After all, my bathing suit drawer has nothing but one-pieces these days, and if I run into someone I know and I’m in a bathing suit, I instinctively suck in my stomach while saying hello. (Note to friends I run into on the beach: If we’re having a conversation, and it goes longer than five minutes, the reason why I’m grimacing is because my stomach muscles are seriously about to explode.)

But then I remembered that you don’t have to be publicly naked to be comfortable in your own skin -- a valuable life lesson indeed -- and that there are, in fact, plenty of ways that I make a fool out of myself on a regular basis without fear of public embarrassment or humiliation. (My husband, who is far more tasteful than I, would even argue that I have more than my fair share of shameless behaviors.)

For example, when I go to the beach, I love to get right next to the surf and just stretch out, so that I can completely cool off with every approaching wave. Essentially, it’s just like that scene from the movie "From Here to Eternity," but with just one person, who is not terribly good-looking and who is also wearing glasses and an old-lady bathing suit.

It dawns on me now that when I’ve done this, passersby have probably felt uncomfortable and silently wondered if I was drunk, unconscious, or slightly mad. (You’re not far off –it’s probably at least one out of the three.)

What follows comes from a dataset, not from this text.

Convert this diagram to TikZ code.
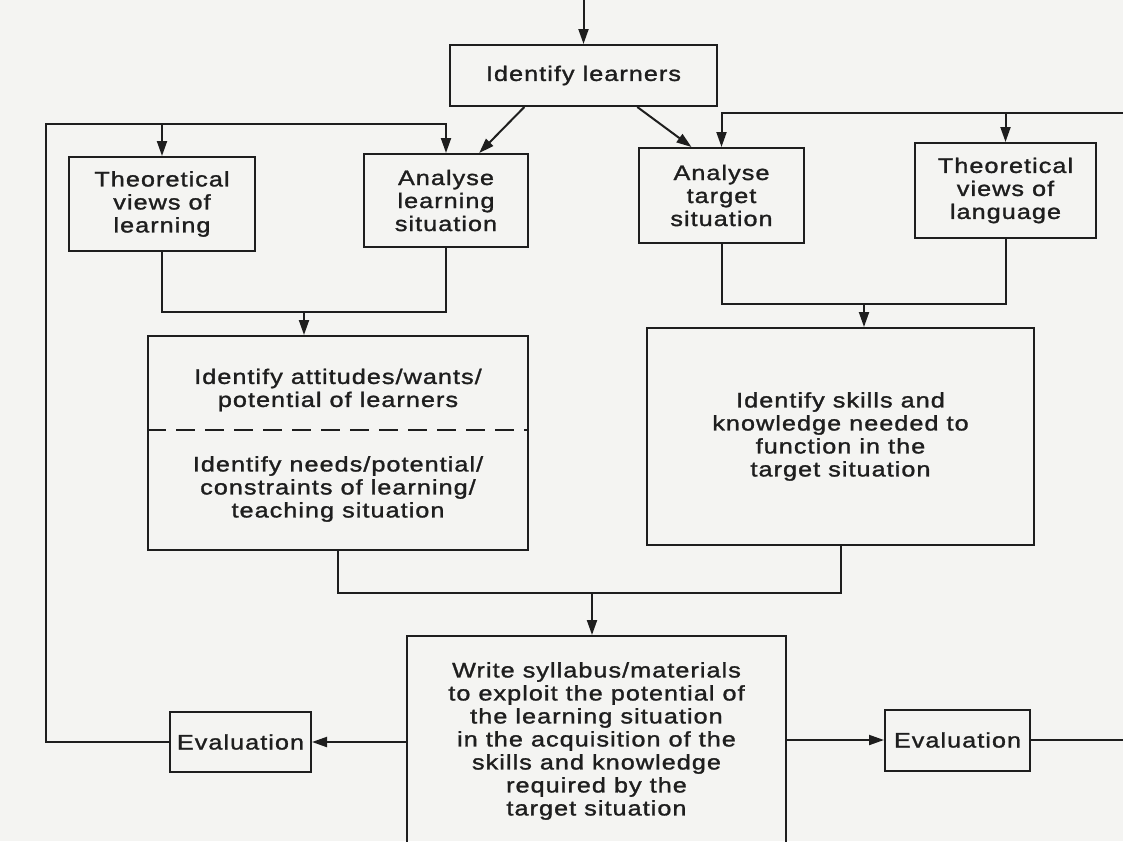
\documentclass[tikz,border=0pt]{standalone}
\usepackage{fontspec}
\setmainfont{Liberation Sans}[FakeStretch=1.2,LetterSpace=5,FakeBold=1.4]
\usetikzlibrary{arrows.meta,calc}
\definecolor{ink}{HTML}{1E1E1E}
\definecolor{paper}{HTML}{F4F4F2}
\newcommand{\diafont}{\fontsize{21}{23}\selectfont}
\begin{document}
\begin{tikzpicture}[x=1pt,y=-1pt,
  box/.style={draw=ink, line width=2pt, align=center, inner sep=0pt, text=ink, font=\diafont},
  txt/.style={align=center, inner sep=0pt, text=ink, font=\diafont},
  conn/.style={draw=ink, line width=2pt},
  arr/.style={conn, -{Triangle[length=15pt,width=10pt]}}]
\useasboundingbox (0,0) rectangle (1123,841);
\clip (0,0) rectangle (1123,841);
\fill[paper] (0,0) rectangle (1123,841);

% nodes
\node[box, minimum width=267pt, minimum height=61pt] (IL) at (583.5,75.5) {Identify learners};
\node[box, minimum width=186pt, minimum height=94pt] (TVL) at (162,204) {Theoretical\\views of\\learning};
\node[box, minimum width=164pt, minimum height=93pt] (AL) at (446,200.5) {Analyse\\learning\\situation};
\node[box, minimum width=165pt, minimum height=95pt] (AT) at (721.5,195.5) {Analyse\\target\\situation};
\node[box, minimum width=181pt, minimum height=95pt] (TLG) at (1005.5,190.5) {Theoretical\\views of\\language};
\node[box, minimum width=380pt, minimum height=214pt] (ATT) at (338,443) {};
\node[txt] (ATTa) at (338,390) {Identify attitudes/wants/\\potential of learners};
\node[txt] (ATTb) at (338,489) {Identify needs/potential/\\constraints of learning/\\teaching situation};
\coordinate (dashy) at (0,430);
\draw[draw=ink, line width=1.7pt, dash pattern=on 19pt off 10pt] (ATT.west |- dashy) -- (ATT.east |- dashy);
\node[box, minimum width=387pt, minimum height=217pt] (SK) at (840.5,436.5) {Identify skills and\\knowledge needed to\\function in the\\target situation};
\node[box, minimum width=379pt, minimum height=210pt] (SY) at (596.5,741) {Write syllabus/materials\\to exploit the potential of\\the learning situation\\in the acquisition of the\\skills and knowledge\\required by the\\target situation};
\node[box, minimum width=141pt, minimum height=60pt] (EL) at (240.5,742) {Evaluation};
\node[box, minimum width=145pt, minimum height=61pt] (ER) at (957.5,740) {Evaluation};

% entry arrow
\coordinate (topin) at (583.5,0);
\draw[arr] (topin) -- (IL.north);

% diagonals from Identify learners
\draw[arr] ($(IL.south west)!0.28!(IL.south east)$) -- ($(AL.north west)!0.70!(AL.north east)$);
\draw[arr] ($(IL.south west)!0.70!(IL.south east)$) -- ($(AT.north west)!0.32!(AT.north east)$);

% left feedback loop
\coordinate (fbL) at (46,124);
\draw[arr] (EL.west) -| (fbL) -| (AL.north);
\draw[arr] (TVL.north |- fbL) -- (TVL.north);

% right incoming line
\coordinate (fbR) at (1123,113);
\draw[arr] (fbR) -| (AT.north);
\draw[arr] (TLG.north |- fbR) -- (TLG.north);

% merges
\coordinate (mL) at (304,312);
\draw[conn] (TVL.south) |- (mL) -| (AL.south);
\draw[arr] (mL) -- (mL |- ATT.north);

\coordinate (mR) at (864,304);
\draw[conn] (AT.south) |- (mR) -| (TLG.south);
\draw[arr] (mR) -- (mR |- SK.north);

\coordinate (mB) at (592,593);
\draw[conn] (ATT.south) |- (mB) -| (SK.south);
\draw[arr] (mB) -- (mB |- SY.north);

% evaluation
\draw[arr] (SY.west |- EL.east) -- (EL.east);
\draw[arr] (SY.east |- ER.west) -- (ER.west);
\coordinate (outR) at (1123,740);
\draw[conn] (ER.east) -- (outR);
\end{tikzpicture}
\end{document}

And at the end of a beach trip, I also like to do what I call the “sand shake,” which is where you wade out until you’re waist deep in the water, crouch down, and start shaking and pulling out sections of your bathing suit to let loose  any excess sand that may have gotten lodged from your aforementioned "From Here to Eternity" escapades. I find that if you don’t do this in-the-water ritual, you will turn your shower into a quick-sand style sinkhole.

And these minor beach infractions are just the tip of the iceberg. I’ve mentioned several times before how far I’ll go for a good shell – both as an anecdote and as a warning to others – and I could write a book about my college-years’ beach adventures, when whatever minor sense of decorum I have now was not yet even remotely formed.

So in the end, it seems that not wanting to look at a stranger’s buttocks is not a sign of being a prude, or being uncomfortable in your own skin. Apparently, it’s just plain old common sense.

And while I’ll still uncomfortably ogle like a bystander at a car wreck if I’m in this situation again -- seriously, how could you not look? -- I’ll try to keep my photo-taking and awkwardness to a minimum and just remember that when I start laying out in the surf like a braising chicken, I’m most likely going to make other folks uncomfortable as well.

After all, Hatteras Island is a cool little world that nonchalantly celebrates outside-the-box behavior. I have friends who have farms in their beachside backyards, who have a “surf clause” in their work schedules so they can ride waves as needed, or who are in an impressively hard-core punk band, even though they’re well into their 50s.

So even though I’m not sporting an eye-patch in a way that it was never intended to be used, in my old lady way, I fit right in.